By Zuber Hewrami – 19-11-2013 – RUDAW – WASHINGTON DC – The Kurdistan Region in northern Iraq is a “managed democracy,” and the best option for other Kurds to band around and form their own self-rule regions, according to Michael Knights, a fellow at the Washington Institute.

“The Kurdistan Region within broader Kurdistan might not end up being the biggest element of pan-Kurdish nation or people out there, but it’s the most advanced project for Kurds to band together and form their own self-governing and semi-autonomous regions,” Knights told a Policy Forum luncheon in the US capital last week, where experts discussed the situation of Kurds in the Middle East, particularly the Kurdistan Region. At the forum titled The Kurdish Crescent: New Trends in Syria, Turkey, Iraq, and Iran, Knights said that Kurdish parties in the Kurdistan Region are aware of their civil war of the 1990s and therefore try to maintain the stability they have today.

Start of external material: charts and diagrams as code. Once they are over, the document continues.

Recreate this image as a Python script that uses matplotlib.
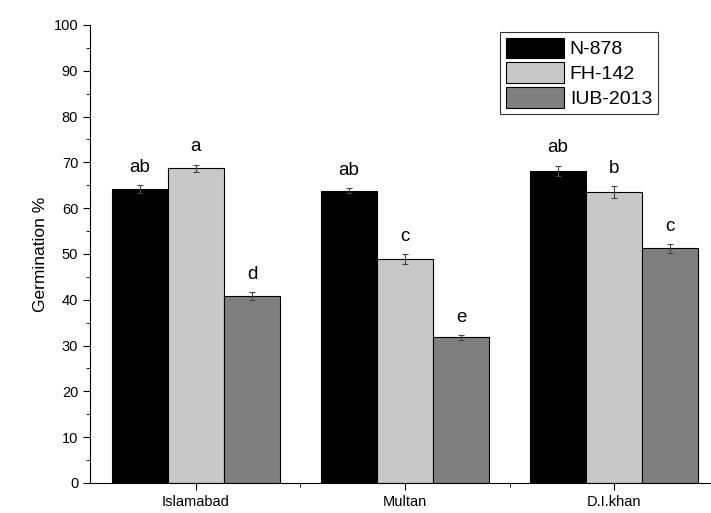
import numpy as np
import matplotlib.pyplot as plt
from matplotlib.ticker import MultipleLocator

plt.rcParams['font.family'] = ['Liberation Sans', 'DejaVu Sans']

# data
sites = ['Islamabad', 'Multan', 'D.I.khan']
varieties = ['N-878', 'FH-142', 'IUB-2013']
germ = [
    [64.2, 63.8, 68.2],   # N-878
    [68.7, 48.9, 63.5],   # FH-142
    [40.8, 31.8, 51.2],   # IUB-2013
]
err = [
    [0.8, 0.6, 1.1],
    [0.8, 1.0, 1.3],
    [0.9, 0.5, 0.9],
]
letters = [
    ['ab', 'ab', 'ab'],
    ['a', 'c', 'b'],
    ['d', 'e', 'c'],
]
colors = ['#000000', '#c8c8c8', '#7f7f7f']

fig = plt.figure(figsize=(7.11, 5.13), dpi=100)
ax = fig.add_axes([0.1266, 0.0585, 0.8734, 0.893])

x = np.arange(len(sites))
w = 0.268
for i, var in enumerate(varieties):
    pos = x + (i - 1) * w
    ax.bar(pos, germ[i], w, color=colors[i], edgecolor='black', linewidth=0.8,
           label=var, yerr=err[i], capsize=2.5,
           error_kw=dict(ecolor='#444444', elinewidth=0.8, capthick=0.8))
    for p, v, e, t in zip(pos, germ[i], err[i], letters[i]):
        ax.text(p, v + e + 2.0, t, ha='center', va='bottom', fontsize=13.5)

ax.set_xlim(-0.507, 2.464)
ax.set_ylim(0, 100)
ax.set_xticks(x)
ax.set_xticklabels(sites, fontsize=10.5)
ax.xaxis.set_minor_locator(plt.FixedLocator([0.5, 1.5]))
ax.yaxis.set_major_locator(MultipleLocator(10))
ax.yaxis.set_minor_locator(MultipleLocator(5))
ax.tick_params(axis='y', labelsize=10.5, length=5, direction='out')
ax.tick_params(axis='y', which='minor', length=3, direction='out')
ax.tick_params(axis='x', length=5, direction='out')
ax.tick_params(axis='x', which='minor', length=3, direction='out')
ax.set_ylabel('Germination %', fontsize=12.5)

for s in ['top', 'right']:
    ax.spines[s].set_visible(False)

leg = ax.legend(loc='upper left', bbox_to_anchor=(0.66, 0.985), fontsize=14,
                frameon=True, fancybox=False, edgecolor='black',
                handlelength=3.0, handleheight=1.25, handletextpad=0.3,
                labelspacing=0.2, borderpad=0.3, borderaxespad=0)
leg.get_frame().set_linewidth(0.8)

fig.savefig('out.png', dpi=100)
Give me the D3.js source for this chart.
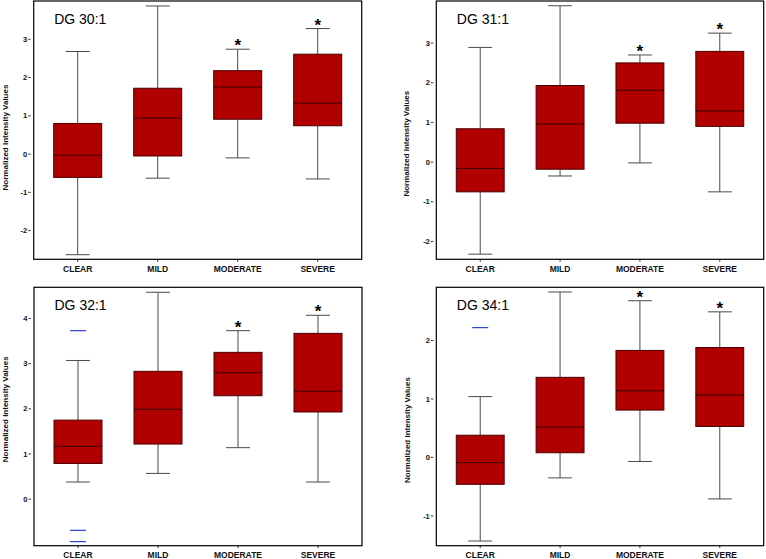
<!DOCTYPE html>
<html><head><meta charset="utf-8">
<script src="https://cdn.jsdelivr.net/npm/d3@7"></script>
<style>
html,body{margin:0;padding:0;background:#fff;}
svg{display:block;font-family:"Liberation Sans",Arial,Helvetica,sans-serif;}
</style></head>
<body><svg id="chart" width="766" height="559"></svg>
<script>
// ---- data ----
const categories = ["CLEAR", "MILD", "MODERATE", "SEVERE"];
const titles = ["DG 30:1", "DG 31:1", "DG 32:1", "DG 34:1"];
const yLabel = "Normalized Intensity Values";
const significant = [false, false, true, true];

const dg30Max = [2.68, 3.87, 2.74, 3.28];
const dg30Q3  = [0.80, 1.72, 2.18, 2.61];
const dg30Med = [-0.03, 0.94, 1.75, 1.33];
const dg30Q1  = [-0.61, -0.05, 0.91, 0.74];
const dg30Min = [-2.63, -0.63, -0.10, -0.65];
const dg30Out = [[], [], [], []];
const dg30Ticks = [-2, -1, 0, 1, 2, 3];

const dg31Max = [2.89, 3.94, 2.70, 3.25];
const dg31Q3  = [0.84, 1.93, 2.50, 2.79];
const dg31Med = [-0.16, 0.96, 1.81, 1.29];
const dg31Q1  = [-0.75, -0.18, 0.98, 0.90];
const dg31Min = [-2.32, -0.35, -0.02, -0.75];
const dg31Out = [[], [], [], []];
const dg31Ticks = [-2, -1, 0, 1, 2, 3];

const dg32Max = [3.07, 4.58, 3.73, 4.07];
const dg32Q3  = [1.75, 2.83, 3.25, 3.67];
const dg32Med = [1.17, 1.99, 2.80, 2.39];
const dg32Q1  = [0.79, 1.22, 2.29, 1.93];
const dg32Min = [0.38, 0.57, 1.14, 0.38];
const dg32Out = [[3.73, -0.69, -0.94], [], [], []];
const dg32Ticks = [0, 1, 2, 3, 4];

const dg34Max = [1.04, 2.83, 2.68, 2.49];
const dg34Q3  = [0.38, 1.37, 1.83, 1.88];
const dg34Med = [-0.09, 0.52, 1.14, 1.07];
const dg34Q1  = [-0.46, 0.08, 0.81, 0.53];
const dg34Min = [-1.43, -0.35, -0.07, -0.71];
const dg34Out = [[2.22], [], [], []];
const dg34Ticks = [-1, 0, 1, 2];

// ---- layout ----
const panels = [
  {title: titles[0], max: dg30Max, q3: dg30Q3, med: dg30Med, q1: dg30Q1, min: dg30Min, out: dg30Out, ticks: dg30Ticks,
   domain: [-2.75, 4.0], x0: 33.7, x1: 361.7, y0: 1, y1: 259.3, labX: 5.5, labY: 137.5},
  {title: titles[1], max: dg31Max, q3: dg31Q3, med: dg31Med, q1: dg31Q1, min: dg31Min, out: dg31Out, ticks: dg31Ticks,
   domain: [-2.45, 4.06], x0: 436.3, x1: 763.7, y0: 1, y1: 259.3, labX: 406.5, labY: 143.7},
  {title: titles[2], max: dg32Max, q3: dg32Q3, med: dg32Med, q1: dg32Q1, min: dg32Min, out: dg32Out, ticks: dg32Ticks,
   domain: [-1.03, 4.69], x0: 34, x1: 362, y0: 287.3, y1: 545.7, labX: 5.5, labY: 409.3},
  {title: titles[3], max: dg34Max, q3: dg34Q3, med: dg34Med, q1: dg34Q1, min: dg34Min, out: dg34Out, ticks: dg34Ticks,
   domain: [-1.51, 2.91], x0: 436.3, x1: 763.7, y0: 287.3, y1: 545.7, labX: 407, labY: 430}
];

const svg = d3.select("#chart");
const boxFill = "#b00000", boxStroke = "#4a0000", whiskerColor = "#4a4a4a", outColor = "#2a3fd0";

panels.forEach(p => {
  const g = svg.append("g");
  const x = d3.scalePoint().domain(categories).range([p.x0, p.x1]).padding(0.55);
  const y = d3.scaleLinear().domain(p.domain).range([p.y1, p.y0]);
  const step = x.step();
  const bw = step * 0.6;
  const cw = bw / 2;

  // y axis ticks
  const yt = g.append("g");
  yt.selectAll("line").data(p.ticks).join("line")
    .attr("x1", p.x0 - 5.5).attr("x2", p.x0 - 3)
    .attr("y1", d => y(d)).attr("y2", d => y(d))
    .attr("stroke", "#333").attr("stroke-width", 1);
  yt.selectAll("text").data(p.ticks).join("text")
    .attr("x", p.x0 - 6.5).attr("y", d => y(d)).attr("dy", "0.35em")
    .attr("text-anchor", "end").attr("font-size", 7.5).attr("font-weight", "bold")
    .attr("fill", "#111").text(d => d);

  // x axis ticks and labels
  const xt = g.append("g");
  xt.selectAll("line").data(categories).join("line")
    .attr("x1", d => x(d)).attr("x2", d => x(d))
    .attr("y1", p.y1).attr("y2", p.y1 + 2.5)
    .attr("stroke", "#333").attr("stroke-width", 1);
  xt.selectAll("text").data(categories).join("text")
    .attr("x", d => x(d)).attr("y", p.y1 + 12.4)
    .attr("text-anchor", "middle").attr("font-size", 8.5).attr("font-weight", "bold")
    .attr("fill", "#111").text(d => d);

  // y label
  g.append("text")
    .attr("transform", `translate(${p.labX},${p.labY}) rotate(-90)`)
    .attr("dy", "0.35em").attr("text-anchor", "middle")
    .attr("font-size", 8).attr("font-weight", "bold").attr("fill", "#111")
    .text(yLabel);

  // boxes
  categories.forEach((c, i) => {
    const cx = x(c);
    // whiskers
    g.append("line").attr("x1", cx).attr("x2", cx).attr("y1", y(p.q3[i])).attr("y2", y(p.max[i]))
      .attr("stroke", whiskerColor).attr("stroke-width", 1);
    g.append("line").attr("x1", cx).attr("x2", cx).attr("y1", y(p.q1[i])).attr("y2", y(p.min[i]))
      .attr("stroke", whiskerColor).attr("stroke-width", 1);
    g.append("line").attr("x1", cx - cw / 2).attr("x2", cx + cw / 2).attr("y1", y(p.max[i])).attr("y2", y(p.max[i]))
      .attr("stroke", whiskerColor).attr("stroke-width", 1);
    g.append("line").attr("x1", cx - cw / 2).attr("x2", cx + cw / 2).attr("y1", y(p.min[i])).attr("y2", y(p.min[i]))
      .attr("stroke", whiskerColor).attr("stroke-width", 1);
    // box
    g.append("rect").attr("x", cx - bw / 2).attr("y", y(p.q3[i]))
      .attr("width", bw).attr("height", y(p.q1[i]) - y(p.q3[i]))
      .attr("fill", boxFill).attr("stroke", boxStroke).attr("stroke-width", 1);
    g.append("line").attr("x1", cx - bw / 2).attr("x2", cx + bw / 2).attr("y1", y(p.med[i])).attr("y2", y(p.med[i]))
      .attr("stroke", "#3a0000").attr("stroke-width", 1);
    // outliers
    p.out[i].forEach(v => {
      g.append("line").attr("x1", cx - 8).attr("x2", cx + 8).attr("y1", y(v)).attr("y2", y(v))
        .attr("stroke", outColor).attr("stroke-width", 1.2);
    });
    // significance star
    if (significant[i]) {
      g.append("text").attr("x", cx).attr("y", y(p.max[i]) + 2)
        .attr("text-anchor", "middle").attr("font-size", 17).attr("font-weight", "bold")
        .attr("fill", "#000").text("*");
    }
  });

  // frame
  g.append("rect").attr("x", p.x0).attr("y", p.y0)
    .attr("width", p.x1 - p.x0).attr("height", p.y1 - p.y0)
    .attr("fill", "none").attr("stroke", "#000").attr("stroke-width", 1.2);

  // title
  g.append("text").attr("x", p.x0 + 20.5).attr("y", p.y0 + 22.8)
    .attr("font-size", 14).attr("fill", "#000").text(p.title);
});
</script></body></html>
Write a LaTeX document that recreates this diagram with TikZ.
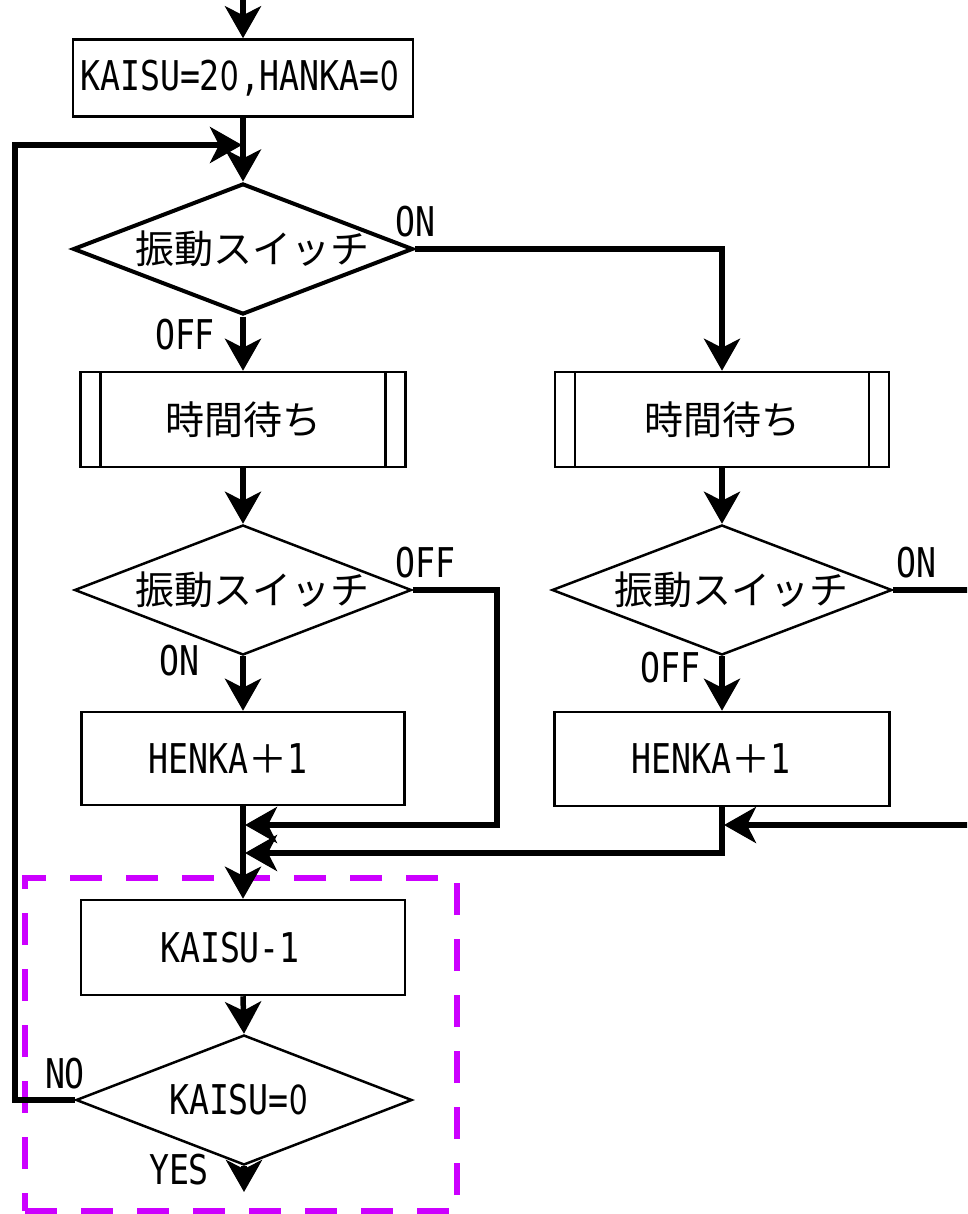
\documentclass[tikz,border=0pt]{standalone}
\usepackage{fontspec}
\newfontfamily\jp{Noto Sans CJK JP}
\newfontfamily\lat{DejaVu Sans Mono}[FakeStretch=0.81]
\newfontfamily\latz{Noto Sans CJK JP}[FakeStretch=0.81]
\usetikzlibrary{arrows.meta,shapes.geometric}
\definecolor{hlpurple}{RGB}{204,0,255}
\newcommand{\jtxt}[1]{{\jp\fontsize{39}{39}\selectfont #1}}
\newcommand{\ltxt}[1]{{\lat\fontsize{41}{41}\selectfont #1}}
\newcommand{\zr}{\makebox[20pt]{\latz\fontsize{41}{41}\selectfont 0}}
\begin{document}
\begin{tikzpicture}[x=1pt,y=-1pt,
  box/.style={draw, rectangle, line width=2.5pt, inner sep=0pt},
  subbox/.style={box, path picture={
      \draw[line width=2.5pt] ([xshift=20pt]path picture bounding box.north west) -- ([xshift=20pt]path picture bounding box.south west);
      \draw[line width=2.5pt] ([xshift=-20pt]path picture bounding box.north east) -- ([xshift=-20pt]path picture bounding box.south east);}},
  decision/.style={draw, diamond, inner sep=0pt, line width=2.5pt},
  conn/.style={line width=5.5pt, -{Stealth[length=32pt,width=36pt,inset=9pt]}},
  wire/.style={line width=5.5pt},
  lbl/.style={inner sep=0pt},
  hl/.style={draw=hlpurple, line width=6pt, dash pattern=on 32pt off 24pt, rectangle, inner sep=0pt}
]
\useasboundingbox (0,0) rectangle (967,1214);
\clip (0,0) rectangle (967,1214);

% nodes
\node[box, minimum width=340pt, minimum height=77pt] (init) at (243,78) {\makebox[0pt]{\ltxt{KAISU=2}\zr\ltxt{,HANKA=}\zr\hspace{6pt}}};
\node[decision, line width=4pt, minimum width=340pt, minimum height=131pt] (d1) at (243,249) {\makebox[0pt]{\hspace{18pt}\jtxt{振動スイッチ}}};
\node[subbox, minimum width=325pt, minimum height=95pt] (w1) at (243,419.5) {\makebox[0pt]{\jtxt{時間待ち}}};
\node[subbox, minimum width=334pt, minimum height=95pt] (w2) at (722,419.5) {\makebox[0pt]{\jtxt{時間待ち}}};
\node[decision, minimum width=337pt, minimum height=130pt] (d2l) at (243,590) {\makebox[0pt]{\hspace{18pt}\jtxt{振動スイッチ}}};
\node[decision, minimum width=340pt, minimum height=130pt] (d2r) at (722,590) {\makebox[0pt]{\hspace{18pt}\jtxt{振動スイッチ}}};
\node[box, minimum width=323pt, minimum height=93pt] (h1) at (243,758.5) {\makebox[0pt]{\ltxt{HENKA}\jtxt{＋}\ltxt{1}\hspace{30pt}}};
\node[box, minimum width=335pt, minimum height=94pt] (h2) at (722,759) {\makebox[0pt]{\ltxt{HENKA}\jtxt{＋}\ltxt{1}\hspace{22pt}}};
\node[box, minimum width=324pt, minimum height=95pt] (k1) at (243,947.5) {\makebox[0pt]{\ltxt{KAISU-1}\hspace{26pt}}};
\node[decision, minimum width=336pt, minimum height=130pt] (d3) at (244,1100) {\makebox[0pt]{\ltxt{KAISU=}\zr\hspace{10pt}}};
\node[hl, minimum width=432pt, minimum height=333pt] (frame) at (241,1044.5) {};

% labels
\node[lbl] (lon1) at (415,222) {\ltxt{ON}};
\node[lbl] (loff1) at (185,335) {\ltxt{OFF}};
\node[lbl] (loff2) at (425,563) {\ltxt{OFF}};
\node[lbl] (lon2) at (179,661) {\ltxt{ON}};
\node[lbl] (lon3) at (916,563) {\ltxt{ON}};
\node[lbl] (loff3) at (670,668) {\ltxt{OFF}};
\node[lbl] (lno) at (65,1074) {\ltxt{NO}};
\node[lbl] (lyes) at (179,1170) {\ltxt{YES}};

% coordinates
\coordinate (top) at (243,-10);
\coordinate (loopin) at (242,145);
\coordinate (lcb) at (15,1100);
\coordinate (lct) at (15,145);
\coordinate (r1) at (722,249);
\coordinate (ra) at (497,590);
\coordinate (rb) at (497,825);
\coordinate (m1) at (245,825);
\coordinate (offr) at (975,590);
\coordinate (inr) at (975,825);
\coordinate (rt) at (724,825);
\coordinate (rc) at (722,853);
\coordinate (m2) at (245,853);
\coordinate (bot) at (244,1192);

% connectors
\draw[conn] (top) -- (init.north);
\draw[conn] (init.south) -- (d1.north);
\draw[conn] (d3.west) -- (lcb) -- (lct) -- (loopin);
\draw[conn] (d1.east) -- (r1) -- (w2.north);
\draw[conn] (d1.south) -- (w1.north);
\draw[conn] (w1.south) -- (d2l.north);
\draw[conn] (w2.south) -- (d2r.north);
\draw[conn] (d2l.east) -- (ra) -- (rb) -- (m1);
\draw[conn] (d2l.south) -- (h1.north);
\draw[conn] (d2r.south) -- (h2.north);
\draw[wire] (d2r.east) -- (offr);
\draw[conn] (inr) -- (rt);
\draw[conn] (h2.south) -- (rc) -- (m2);
\draw[conn] (h1.south) -- (k1.north);
\draw[conn] (k1.south) -- (d3.north);
\draw[conn] (d3.south) -- (bot);
\end{tikzpicture}
\end{document}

Knights, who has worked in Iraq as advisor to local government officials, security forces, and foreign investors, said: “There is a conservative tendency in KRG (Kurdistan Regional Government) in protecting individual powerbases, ensuring basic stability is maintained. KRG is adept in managing (the) democratic process and preventing it moving in directions too fast or too dangerously destabilizing.”

He said that the move by the Kurdish parliament in June to extend the presidency of Massoud Barzani for another two years might have helped avert a political crisis.

“The process might not be democratic or constitutional, but it stretches out the political reform process, putting off many tough issues for a future day and creates political space and tries to move the reform at a slower pace,” he said.

Knights predicted that Baghdad and Erbil, which as late as a year ago were facing a possible military confrontation, will have a common threat to face in the future from and that is organizations such as al-Qaeda. “The two not only have to face a resurgence of an organization that carries out coordinated attacks from Beirut to Diyala but they even have to cooperate with each other,” he said.

Iraqi Prime Minister Nuri Maliki’s recent visit to Washington underscored the threat, Knights added. Knights, who has just returned from a visit to the Kurdistan Region and the volatile disputed territories of Diyala and Mosul, spoke about the attack by al-Qaida-affiliated groups in Erbil in September.

“Considering the proximity of Kurds from areas like Kirkuk, Mosul and Diyala it’s pretty a miraculous record they got, one that any major city or country in the world will be very proud of.”

There were concerns that the attack on Erbil’s security headquarters — a rare incident in the autonomous Kurdistan Region — might deter foreign investors. But in Knights’ view, investors and local authorities alike acted properly in the aftermath of the attack. “Everyone reacted pretty well to the attack, and Kurds reacted appropriately and strongly,” Knights told the forum. “The investor community reacted appropriately, demonstrating a lot of confidence in the KRG and as a result the attack blew over.”

Knights stated that the Kurdish government is doing a good job managing domestic politics, border issues with Iraq and counterterrorism. But he added that the KRG, “At some point needs to achieve some form of political reform to reduce the level of tension building up within the society.”

On Kurdistan’s economy, Knights said that the 17 percent of the budget that Erbil gets from Baghdad is “the lifeblood of the KRG. Without that money KRG simply stops working.”

He believes that even if the Kurdistan Region produces half a million to a million barrels of oil per day it would not be able to match what it gets from the central government, given that Iraq is also increasing its oil exports and subsequently adding up its budget. But Knights added that the next two years are significant for the KRG as it starts to export its own oil via Turkey, noting that all parties seem to be on the same page over the issue.“Baghdad has stepped out of the way, Ankara is supportive, and the less Baghdad threatens the more comfortable Ankara is; the more comfortable Baghdad is the less inclined the US is to invest capital, trying to change the situation,” he said.